Não está a ser tão difícil como pensava. Preparei-me psicologicamente ao longo de muitos dias (não sou diferente dos outros, há milhares e milhares de pessoas a voar em cada minuto, tenho perdido muitos sítios com esta mania mas ainda há muitos sítios à minha espera, etc., etc., enfim uma quantidade de argumentos capazes de vencer o "bicho").
E agora aqui estou. Totalmente tranquilo? Claro que não.
(Vêm servir bebidas e snacks; peço um copo de vinho -tinto, não têm branco. Converso um pouco com a minha vizinha do lado, uma jovem brasileira que estuda em Paris e vai agoa ao Porto visitar uns tios. Está a ler o "Paris é uma Festa", do Hemingway.)
São 15,42. Creio que daqui a pouco começaremos a descer. Neste avião pequeno, as pequenas oscilações enjoam-me um bocado. Mas não é muito diferente do Alfa Pendular.
(O vinho tinto é mau; sei que é um voo interno, mas podiam servir uma coisinha melhor).

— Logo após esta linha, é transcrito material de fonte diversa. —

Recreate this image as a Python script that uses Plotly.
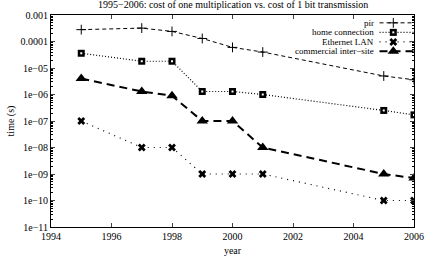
import plotly.graph_objects as go

years = [1995, 1997, 1998, 1999, 2000, 2001, 2005, 2006]
pir = [2.8e-4, 3.2e-4, 2.4e-4, 1.3e-4, 6e-5, 4e-5, 5e-6, 3.6e-6]
home = [3.6e-5, 1.8e-5, 1.8e-5, 1.3e-6, 1.3e-6, 1.0e-6, 2.5e-7, 1.7e-7]
ethernet = [1e-7, 1e-8, 1e-8, 1e-9, 1e-9, 1e-9, 1e-10, 1e-10]
commercial = [4e-6, 1.3e-6, 9e-7, 1e-7, 1e-7, 1e-8, 1e-9, 7e-10]

series_names = ["pir", "home connection", "Ethernet LAN", "commercial inter\u2212site"]
x_ticks = [1994, 1996, 1998, 2000, 2002, 2004, 2006]
y_ticks = [1e-3, 1e-4, 1e-5, 1e-6, 1e-7, 1e-8, 1e-9, 1e-10, 1e-11]
y_ticktext = ["0.001", "0.0001", "1e\u221205", "1e\u221206", "1e\u221207", "1e\u221208",
              "1e\u221209", "1e\u221210", "1e\u221211"]
title = "1995\u22122006: cost of one multiplication vs. cost of 1 bit transmission"

FONT = "Liberation Serif, Times New Roman, serif"

styles = [
    dict(line=dict(color="black", width=1, dash="4px,3px"),
         marker=dict(symbol="cross-thin-open", size=7, line=dict(color="black", width=1), color="black")),
    dict(line=dict(color="black", width=1.2, dash="1px,2px"),
         marker=dict(symbol="square", size=7, color="black")),
    dict(line=dict(color="black", width=1.2, dash="1px,5px"),
         marker=dict(symbol="x", size=7, color="black")),
    dict(line=dict(color="black", width=2, dash="8px,5px"),
         marker=dict(symbol="triangle-up", size=10, color="black")),
]

data = [pir, home, ethernet, commercial]

fig = go.Figure()
for name, ys, st in zip(series_names, data, styles):
    fig.add_trace(go.Scatter(x=years, y=ys, mode="lines+markers", name=name,
                             line=st["line"], marker=st["marker"], showlegend=False))
# white inner box for "home connection" markers
fig.add_trace(go.Scatter(x=years, y=home, mode="markers", showlegend=False,
                         marker=dict(symbol="square", size=2, color="white")))

# custom gnuplot-style legend on hidden overlay axes
leg_y = [0.963, 0.918, 0.873, 0.829]
for i, (name, st) in enumerate(zip(series_names, styles)):
    yy = leg_y[i]
    fig.add_trace(go.Scatter(x=[0.905, 1.0], y=[yy, yy], mode="lines", line=st["line"],
                             xaxis="x2", yaxis="y2", showlegend=False, hoverinfo="skip"))
    fig.add_trace(go.Scatter(x=[0.943], y=[yy], mode="markers", marker=st["marker"],
                             xaxis="x2", yaxis="y2", showlegend=False, hoverinfo="skip"))
    if i == 1:
        fig.add_trace(go.Scatter(x=[0.943], y=[yy], mode="markers",
                                 marker=dict(symbol="square", size=2, color="white"),
                                 xaxis="x2", yaxis="y2", showlegend=False, hoverinfo="skip"))
    fig.add_annotation(x=0.892, y=yy, xref="paper", yref="paper", text=name,
                       showarrow=False, xanchor="right", yanchor="middle", borderpad=0,
                       font=dict(family=FONT, size=9, color="black"))

minor_vals = [m * 10.0 ** e for e in range(-11, -3) for m in range(2, 10)]

fig.update_layout(
    width=433, height=263,
    margin=dict(l=50, r=9, t=14, b=32),
    paper_bgcolor="white", plot_bgcolor="white",
    font=dict(family=FONT, size=10, color="black"),
    xaxis=dict(range=[1994, 2006], tickvals=x_ticks, ticks="inside", ticklen=4,
               showline=True, linecolor="black", linewidth=1, mirror="ticks",
               showgrid=False, zeroline=False,
               title=dict(text="year", font=dict(family=FONT, size=10), standoff=5),
               tickfont=dict(family=FONT, size=10)),
    yaxis=dict(type="log", range=[-11, -3], tickvals=y_ticks, ticktext=y_ticktext,
               ticks="inside", ticklen=4, showline=True, linecolor="black", linewidth=1,
               mirror="ticks", showgrid=False, zeroline=False,
               minor=dict(tickmode="array", tickvals=minor_vals, ticks="inside", ticklen=2,
                          tickcolor="black", showgrid=False),
               title=dict(text="time (s)", font=dict(family=FONT, size=10), standoff=4),
               tickfont=dict(family=FONT, size=10)),
    xaxis2=dict(range=[0, 1], overlaying="x", visible=False, fixedrange=True),
    yaxis2=dict(range=[0, 1], overlaying="y", visible=False, fixedrange=True),
    showlegend=False,
)
fig.add_annotation(x=0.5, y=1, xref="paper", yref="paper", text=title, showarrow=False,
                   xanchor="center", yanchor="middle", yshift=10.5,
                   font=dict(family=FONT, size=10, color="black"))

fig.write_html("out.html")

Trouxe comigo para ler um livro da nova Vampiro - "O Grande Mistério de Bow", do Israel Zangwill -, mas até agora não lhe peguei. A leitura exige-me uma descontracção que francamente não tenho.
(Creio que estamos a descer. São 15.51. Registo que o avião é um ATR 72-600 de 70 lugares. Avisam agora oficialmente a descida. São 16 horas; devíamos estar no Porto, mas ainda só vejo núvens. No meio das núvens. Já se vê terra. Voando agora sobre o mar. São 16,06. Devemos estar a apontar a Pedras Rubras. Cada vez mais baixo. São 16,12. Tocamos terra. O avião imobiliza-se na pista.)Texto escrito em tempo real.